I’ve spent the day sitting on the couch watching the snow fall in endless drifts, working on my computer, and thinking about what the past year has brought and what I want for my future.

This year has been one of incredible growth for my little textile shop – we’ve smashed milestone after milestone, and I have had so many challenges and opportunities both personal and professional.  I would love for my shop to growth to be linear (well, at least for a little bit), and to fling myself with abandon into the many new things that await me, but I find myself mentally hesitating and sometimes even sabotaging myself by being unfocused and not actually taking the steps needed to pursue my dreams.  In trying to figure this out, I keep coming back to one of Amazon’s mantras – Think Big.  This is a specific trait they look for in candidates – the ability to think way beyond the current reality and imagine a much bigger, better, reality.  My husband, who helped interview candidates during his tenure there, said that was the single trait that most sunk otherwise-promising candidates.  I, too, am struggling to Think Big.  My personal and professional dreams are accessible, all I have to do is reach out and grab them.  But apparently I’m afraid to.  And what really kills me about this is that THERE IS NO CONSEQUENCE!  If I try and fail I will be in literally the exact same position I am now – which is pretty damn good, honestly!  If I try and succeed, then that would be AH-MAZING.  Really, there is no possible way to screw this up, and yet, I’m refusing to jump.

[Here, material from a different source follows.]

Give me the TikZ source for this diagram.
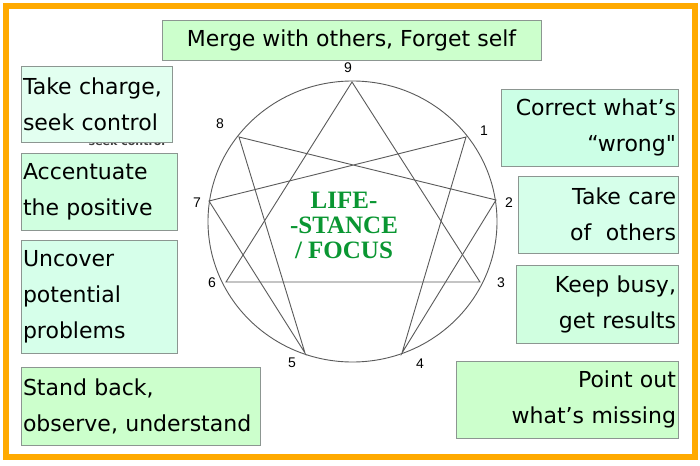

Do secret fears of being unworthy hold me back? Am I afraid that if I try and fail than I will consider myself an utter failure so am trying to protect my self-image? I don’t have answers, but I’m going to try to get an early start on my New Year’s resolution: JUMP, DAMMIT!

I’d love to hear from you: What’s holding you back? What dreams are you still reaching for? What is your resolution? And especially, what are you going to do to actualize it?